Seeking feedback on proposed breaking change in Zeebe Node client 1.0.0

With 1.0.0 scheduled to release in Q2 2021, I’m updating the Zeebe Node client to deal with the breaking changes.

At the moment, I have written a deprecation layer that means that pre-1.0 code written using the Zeebe Node client can just update the package dependency to 1.0.0 and run existing applications against the 1.0.0 broker, with no code changes.

I have a proposal for a breaking change in the 1.0.0 Node client, though, and would like to get feedback from users.

It’s documented in https://github.com/camunda-community-hub/zeebe-client-node-js/issues/210.

In essence:

This is an exhaustiveness check on the worker callback handler to ensure that all code paths take responsibility for the job that was activated.

At the moment, your IDE cannot warn you if you have code paths in the worker that result in the worker doing nothing until the broker times out the job activation. This breaking change forces the worker’s job handler to return the result of a call to the broker to complete, fail, or error the job, or signal that responsibility for this has been forwarded to an external system.

The IDE can then warn if there are code paths in the worker that don’t do one of these.

This will break existing code, where the worker job handler returns void.

So this existing code:

zbc.createWorker<any>({
    taskType: 'process-favorite-albums',
    taskHandler: (job, complete, worker) => {
        const { name, albums = [] } = job.variables
        worker.log(`${name} has the following albums: ${albums?.join?.(', ')}`)
       complete.succes()
    },
    fetchVariable: ['name', 'albums'],
})

Would need to be refactored to this:

zbc.createWorker<any>({
    taskType: 'process-favorite-albums',
    taskHandler: (job, complete, worker) => {
        const { name, albums = [] } = job.variables
        worker.log(`${name} has the following albums: ${albums?.join?.(', ')}`)
        // Must now return the call to complete for exhaustiveness check
        return complete.succes()
    },
    fetchVariable: ['name', 'albums'],
})

It is a code safety ergonomics change, and with the 1.0.0 release it’s the right time to introduce a breaking change. So far, I’ve avoided all the other breaking changes in 1.0.0 by writing a translation layer and deprecating the previous gRPC API surface. So, this change would be categorical - instead of a drop-in replacement, moving to 1.0 would require some refactoring.

Is it worth it? Is zero-refactoring transition to 1.0 worth leaving this safety feature out?

Please feel free to leave any thoughts here or in the GitHub issue.

  • Josh

What about just debug warn… Worker do not return any result in required time? Timeout or bad code design.

1 Like

Thanks! I changed the naming for the feature based on your suggestion.

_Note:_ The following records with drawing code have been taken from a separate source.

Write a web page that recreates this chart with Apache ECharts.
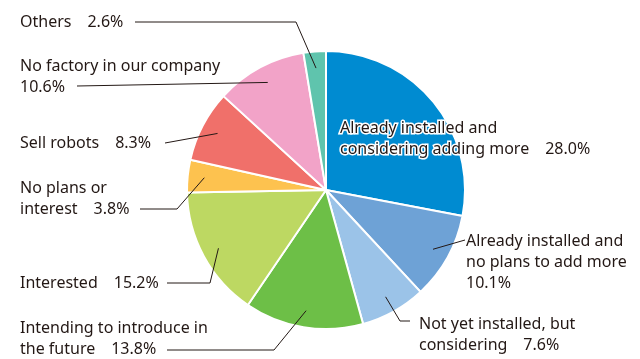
<!DOCTYPE html>
<html>
<head>
<meta charset="utf-8">
<script src="https://cdn.jsdelivr.net/npm/echarts@6/dist/echarts.min.js"></script>
<style>
  html, body { margin: 0; padding: 0; background: #fff; }
  #chart { width: 640px; height: 359px; }
</style>
</head>
<body>
<div id="chart"></div>
<script>
// Category names (a trailing "\n" puts the percentage on its own line)
const categories = [
  'Already installed and\nconsidering adding more',
  'Already installed and\nno plans to add more\n',
  'Not yet installed, but\nconsidering',
  'Intending to introduce in\nthe future',
  'Interested',
  'No plans or\ninterest',
  'Sell robots',
  'No factory in our company\n',
  'Others'
];
const shares = [28.0, 10.1, 7.6, 13.8, 15.2, 3.8, 8.3, 10.6, 2.6];
const colors = ['#008bd1', '#6ea2d6', '#9bc3e8', '#6dbf47', '#bdd862', '#fdc24f', '#f0706a', '#f2a3c8', '#5fc4ad'];

// Where each label sits (left edge, vertical centre) and where its leader line starts
const labelAnchors = [
  { x: 340, y: 139, line: null },
  { x: 466, y: 262, line: [[465, 240], [465, 240]] },
  { x: 419, y: 335, line: [[410, 321], [400, 321]] },
  { x: 20,  y: 339, line: [[167, 350], [274, 350]] },
  { x: 20,  y: 283, line: [[167, 283], [210, 283]] },
  { x: 20,  y: 199, line: [[140, 209], [177, 209]] },
  { x: 20,  y: 143, line: [[165, 143], [165, 143]] },
  { x: 20,  y: 77,  line: [[77, 86], [77, 86]] },
  { x: 20,  y: 22,  line: [[135, 22], [296, 22]] }
];

const center = [326, 190];
const radius = 139;
const total = shares.reduce((a, b) => a + b, 0);

// Point inside a slice, along its middle angle
function innerPoint(i, frac) {
  let before = 0;
  for (let k = 0; k < i; k++) before += shares[k];
  const mid = (before + shares[i] / 2) / total * Math.PI * 2;
  return [center[0] + radius * frac * Math.sin(mid), center[1] - radius * frac * Math.cos(mid)];
}

// Leader lines: from the label, along an optional elbow, into the slice
const leaderLines = [];
labelAnchors.forEach((a, i) => {
  if (!a.line) return;
  leaderLines.push({
    type: 'polyline',
    zlevel: 1,
    z: 100,
    silent: true,
    shape: { points: [a.line[0], a.line[1], innerPoint(i, 0.88)] },
    style: { stroke: '#231815', lineWidth: 1, fill: null }
  });
});

const chart = echarts.init(document.getElementById('chart'), null, { renderer: 'canvas' });

const data = categories.map((name, i) => ({
  name: name,
  value: shares[i],
  itemStyle: { color: colors[i] },
  label: i === 0 ? { textBorderColor: '#fff', textBorderWidth: 3 } : {}
}));

chart.setOption({
  animation: false,
  graphic: { zlevel: 1, z: 100, elements: leaderLines },
  series: [{
    type: 'pie',
    zlevel: 0,
    z: 1,
    center: center,
    radius: radius,
    startAngle: 90,
    clockwise: true,
    data: data,
    silent: true,
    itemStyle: { borderColor: '#fff', borderWidth: 2 },
    label: {
      show: true,
      position: 'outside',
      fontFamily: 'Noto Sans',
      fontSize: 16,
      lineHeight: 21,
      color: '#231815',
      align: 'left',
      overflow: 'none',
      formatter: (p) => {
        const v = p.value.toFixed(1) + '%';
        return p.name.endsWith('\n') ? p.name + v : p.name + '\u3000' + v;
      }
    },
    labelLine: { show: false },
    labelLayout: (params) => {
      const a = labelAnchors[params.dataIndex];
      return { x: a.x, y: a.y, align: 'left', verticalAlign: 'middle' };
    }
  }]
});
</script>
</body>
</html>
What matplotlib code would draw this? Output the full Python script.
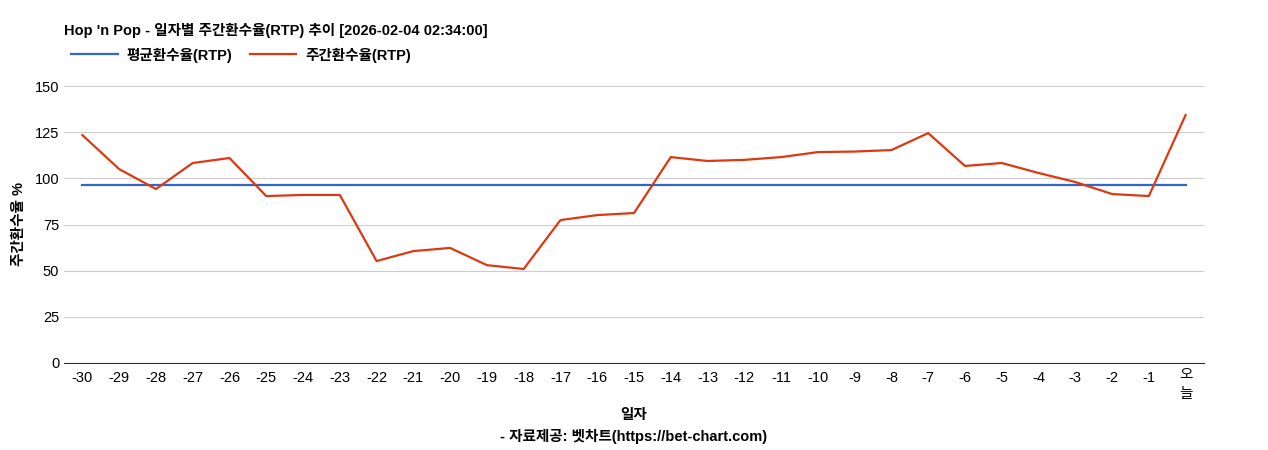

API v0 - this worker is badly designed and can time out:

Screen Shot 2021-03-05 at 7.08.05 PM

API v1 (proposed) - that code is no longer valid (also using new APIv1 completion method):
Screen Shot 2021-03-05 at 7.11.43 PM

Error message gives some hint to the cause:

I can see how to do it via the type system as a static check.

To do it as a warning at design time, the only thing I can think of at the moment is to write an ESLint rule, and users would need to install both eslint and the rule. That’s not a very reliable, or simple, way to add it…

I still do not understand what happens if worker calls some api… for long time… more than timeout. All path are correct and no return bacause worker takes too much time to return data.

1 Like

Then it will timeout. There is no way to reason about the time taken in the type system.

That will depend on the runtime behaviour. This check, on the other hand, detects code paths that will always time out.

It is analogous to an exhaustiveness check for a switch / case statement.